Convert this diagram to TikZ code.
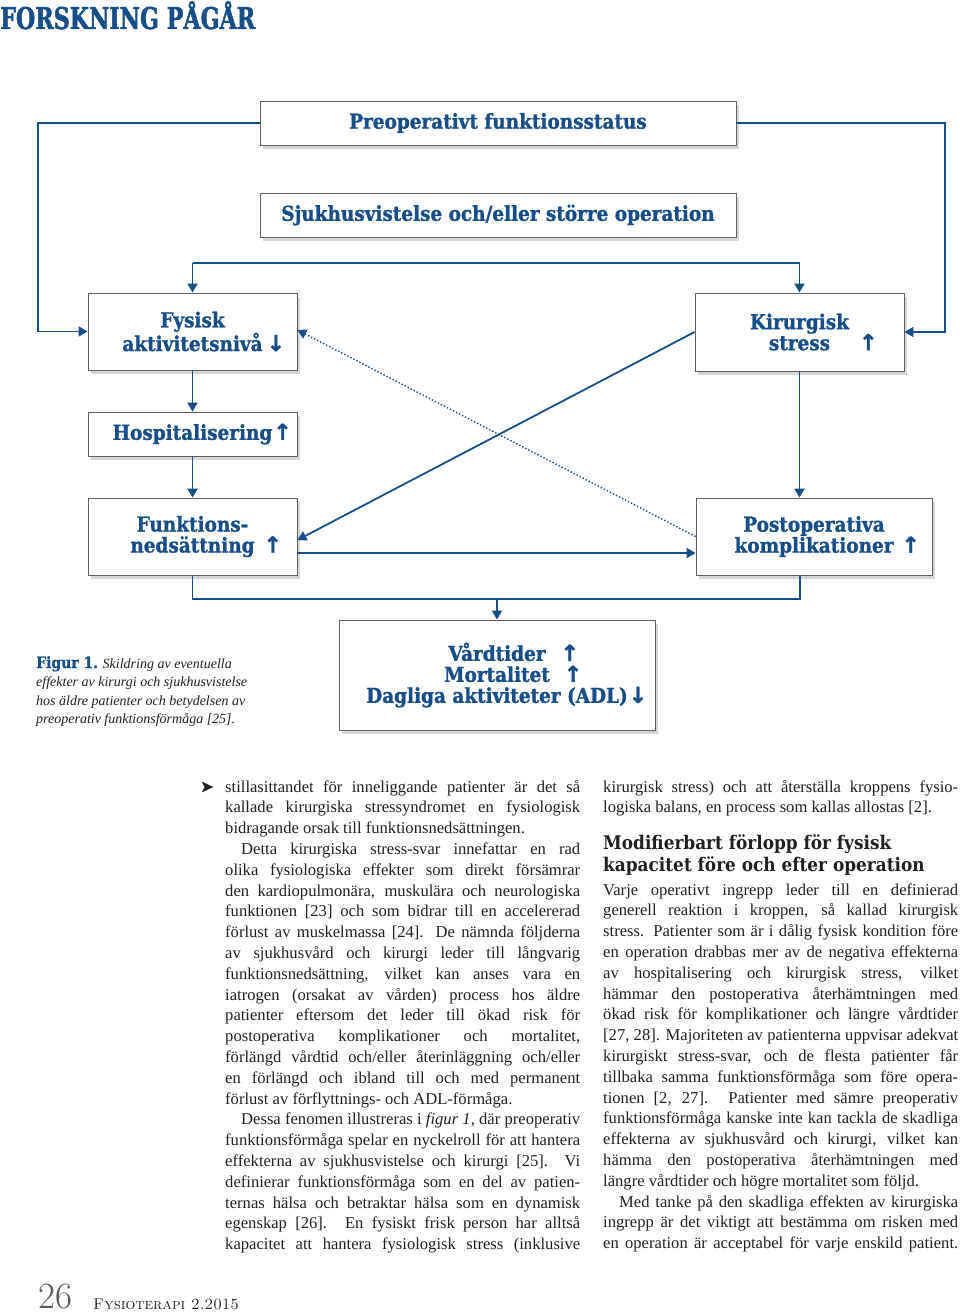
\documentclass[tikz,border=0pt]{standalone}
\usepackage{fontspec}
\usetikzlibrary{arrows.meta,shadows,calc}
\newfontfamily\slab[FakeStretch=0.9]{DejaVu Serif}
\newfontfamily\slabb[FakeStretch=0.9,FakeBold=1.2]{DejaVu Serif}
\newfontfamily\headf[FakeStretch=0.74,FakeBold=1.5]{DejaVu Serif}
\newfontfamily\bodyf{Liberation Serif}
\newfontfamily\symf[FakeBold=1.5]{DejaVu Sans}
\definecolor{fblue}{RGB}{22,78,135}
\definecolor{ink}{RGB}{35,31,32}
\definecolor{frame}{RGB}{95,95,95}
\newlength\colw \setlength\colw{355pt}
\newcommand\JL[1]{\hbox to\colw{#1}}
\newcommand\LL[1]{\hbox to\colw{#1\hfil}}
\newcommand\uparr[1]{\rlap{\hspace{#1}{\symf\bfseries\fontsize{22}{21}\selectfont ↑}}}
\newcommand\downarr[1]{\rlap{\hspace{#1}{\symf\bfseries\fontsize{22}{21}\selectfont ↓}}}
\tikzset{
  box/.style={draw=frame, line width=0.9pt, fill=white, rectangle, inner sep=0pt,
    align=center, text=fblue, font=\slabb\bfseries\fontsize{20.5}{21}\selectfont,
    drop shadow={shadow xshift=3pt, shadow yshift=-4pt, fill=black, opacity=0.16}},
  conn/.style={draw=fblue, line width=1.8pt, -{Triangle[length=9pt,width=10pt]}},
  plain/.style={draw=fblue, line width=1.8pt},
  dots/.style={draw=fblue, line width=1.4pt, dotted, -{Triangle[length=9pt,width=10pt]}},
}
\begin{document}
\begin{tikzpicture}[x=1pt,y=-1pt]
\useasboundingbox[fill=white] (0,0) rectangle (960,1314);
% header
\node[anchor=base west, inner sep=0, text=fblue] (hdr) at (0,29)
  {\headf\bfseries\fontsize{30}{30}\selectfont FORSKNING PÅGÅR};
% boxes
\node[box, minimum width=476pt, minimum height=44pt] (pre) at (498,123) {Preoperativt funktionsstatus};
\node[box, minimum width=476pt, minimum height=44pt] (sjuk) at (498,215) {Sjukhusvistelse och/eller större operation};
\node[box, minimum width=209pt, minimum height=77pt] (fys) at (192.5,331.5) {Fysisk\\aktivitetsnivå\downarr{4pt}};
\node[box, minimum width=209pt, minimum height=78pt] (kir) at (799.5,332) {Kirurgisk\\stress\uparr{29pt}};
\node[box, minimum width=209pt, minimum height=44pt] (hosp) at (192.5,434) {Hospitalisering\uparr{1pt}};
\node[box, minimum width=209pt, minimum height=77pt] (funk) at (192.5,536.5) {Funktions-\\nedsättning\uparr{9pt}};
\node[box, minimum width=236pt, minimum height=77pt] (post) at (814,536.5) {Postoperativa\\komplikationer\uparr{8pt}};
\node[box, minimum width=316pt, minimum height=110pt] (res) at (497,675)
  {Vårdtider\uparr{15pt}\\Mortalitet\uparr{14pt}\\Dagliga aktiviteter (ADL)\downarr{1pt}};
% helper coordinates
\coordinate (lc) at (38,0);
\coordinate (rc) at (945,0);
\coordinate (spl) at (0,263);
\coordinate (bl) at (0,599);
% connectors
\draw[conn] (pre.west) -- (pre.west -| lc) |- (fys.west);
\draw[conn] (pre.east) -- (pre.east -| rc) |- (kir.east);
\draw[plain] (fys.north |- spl) -- (kir.north |- spl);
\draw[conn] (fys.north |- spl) -- (fys.north);
\draw[conn] (kir.north |- spl) -- (kir.north);
\draw[conn] (fys.south) -- (hosp.north);
\draw[conn] (hosp.south) -- (funk.north);
\draw[conn] (kir.south) -- (kir.south |- post.north);
\draw[conn] (kir.west) -- ([yshift=-3.5pt]funk.east);
\draw[dots] (post.west) -- ([yshift=1.5pt]fys.east);
\draw[conn] ([yshift=-16.5pt]funk.east) -- ([yshift=-16.5pt]post.west);
\draw[plain] (funk.south) |- ([xshift=-14pt]post.south |- bl) -- ([xshift=-14pt]post.south);
\draw[conn] (res.north |- bl) -- (res.north);
% caption
\node[anchor=base west, inner sep=0, text=ink] (cap) at (36,668) {\begin{minipage}[t]{260pt}
\bodyf\itshape\fontsize{14}{18.5}\selectfont
\hbox{{\upshape\slabb\bfseries\color{fblue}\fontsize{15.5}{18}\selectfont Figur 1.} Skildring av eventuella}
\hbox{effekter av kirurgi och sjukhusvistelse}
\hbox{hos äldre patienter och betydelsen av}
\hbox{preoperativ funktionsförmåga [25].}
\end{minipage}};
% bullet
\node[anchor=base, inner sep=0, text=ink] (bul) at (207,792) {\symf\fontsize{16}{16}\selectfont ➤};
% column 1
\node[anchor=base west, inner sep=0, text=ink] (colA) at (225,792) {\begin{minipage}[t]{\colw}
\bodyf\fontsize{16.6}{20.8}\selectfont
\JL{stillasittandet för inneliggande patienter är det så}
\JL{kallade kirurgiska stressyndromet en fysiologisk}
\LL{bidragande orsak till funktionsnedsättningen.}
\JL{\hspace*{16pt}Detta kirurgiska stress-svar innefattar en rad}
\JL{olika fysiologiska effekter som direkt försämrar}
\JL{den kardiopulmonära, muskulära och neurologiska}
\JL{funktionen [23] och som bidrar till en accelererad}
\JL{förlust av muskelmassa [24]. De nämnda följderna}
\JL{av sjukhusvård och kirurgi leder till långvarig}
\JL{funktionsnedsättning, vilket kan anses vara en}
\JL{iatrogen (orsakat av vården) process hos äldre}
\JL{patienter eftersom det leder till ökad risk för}
\JL{postoperativa komplikationer och mortalitet,}
\JL{förlängd vårdtid och/eller återinläggning och/eller}
\JL{en förlängd och ibland till och med permanent}
\LL{förlust av förflyttnings- och ADL-förmåga.}
\JL{\hspace*{16pt}Dessa fenomen illustreras i \textit{figur 1}, där preoperativ}
\JL{funktionsförmåga spelar en nyckelroll för att hantera}
\JL{effekterna av sjukhusvistelse och kirurgi [25]. Vi}
\JL{definierar funktionsförmåga som en del av patien-}
\JL{ternas hälsa och betraktar hälsa som en dynamisk}
\JL{egenskap [26]. En fysiskt frisk person har alltså}
\JL{kapacitet att hantera fysiologisk stress (inklusive}
\end{minipage}};
% column 2
\node[anchor=base west, inner sep=0, text=ink] (colB1) at (603,792) {\begin{minipage}[t]{\colw}
\bodyf\fontsize{16.6}{20.8}\selectfont
\JL{kirurgisk stress) och att återställa kroppens fysio-}
\LL{logiska balans, en process som kallas allostas [2].}
\end{minipage}};
\node[anchor=base west, inner sep=0, text=ink] (head) at (603,849) {\begin{minipage}[t]{\colw}
\slab\bfseries\fontsize{18.8}{22}\selectfont
\hbox{Modifierbart förlopp för fysisk}
\hbox{kapacitet före och efter operation}
\end{minipage}};
\node[anchor=base west, inner sep=0, text=ink] (colB2) at (603,895) {\begin{minipage}[t]{\colw}
\bodyf\fontsize{16.6}{20.8}\selectfont
\JL{Varje operativt ingrepp leder till en definierad}
\JL{generell reaktion i kroppen, så kallad kirurgisk}
\JL{stress. Patienter som är i dålig fysisk kondition före}
\JL{en operation drabbas mer av de negativa effekterna}
\JL{av hospitalisering och kirurgisk stress, vilket}
\JL{hämmar den postoperativa återhämtningen med}
\JL{ökad risk för komplikationer och längre vårdtider}
\JL{[27, 28]. Majoriteten av patienterna uppvisar adekvat}
\JL{kirurgiskt stress-svar, och de flesta patienter får}
\JL{tillbaka samma funktionsförmåga som före opera-}
\JL{tionen [2, 27]. Patienter med sämre preoperativ}
\JL{funktionsförmåga kanske inte kan tackla de skadliga}
\JL{effekterna av sjukhusvård och kirurgi, vilket kan}
\JL{hämma den postoperativa återhämtningen med}
\LL{längre vårdtider och högre mortalitet som följd.}
\JL{\hspace*{16pt}Med tanke på den skadliga effekten av kirurgiska}
\JL{ingrepp är det viktigt att bestämma om risken med}
\JL{en operation är acceptabel för varje enskild patient.}
\end{minipage}};
% footer
\node[anchor=base west, inner sep=0, text=ink!75] (pg) at (38,1308) {\fontsize{37}{37}\selectfont 26};
\node[anchor=base west, inner sep=0, text=ink] (mag) at (93,1309) {\fontsize{15.5}{15.5}\selectfont\textsc{Fysioterapi 2.2015}};
\end{tikzpicture}
\end{document}
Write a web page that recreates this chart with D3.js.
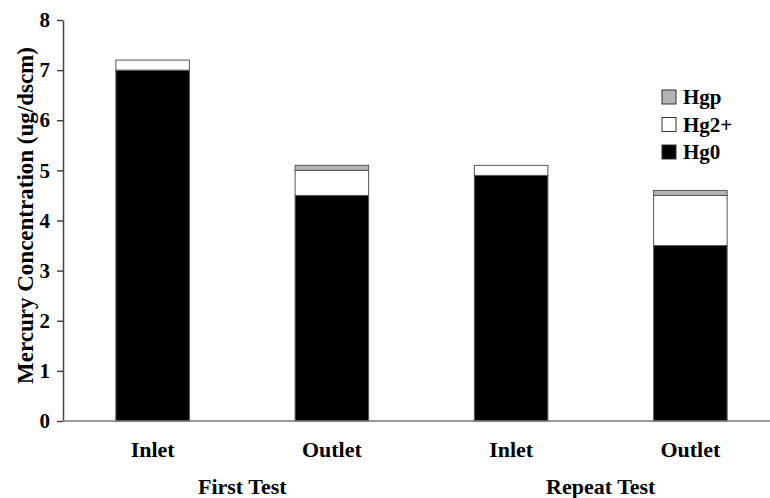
----------------------------------------
Objective
Copy all lines of the material above where the string "this" occurs.

Written response
Convert this diagram to TikZ code.
Write a web page that recreates this chart with D3.js.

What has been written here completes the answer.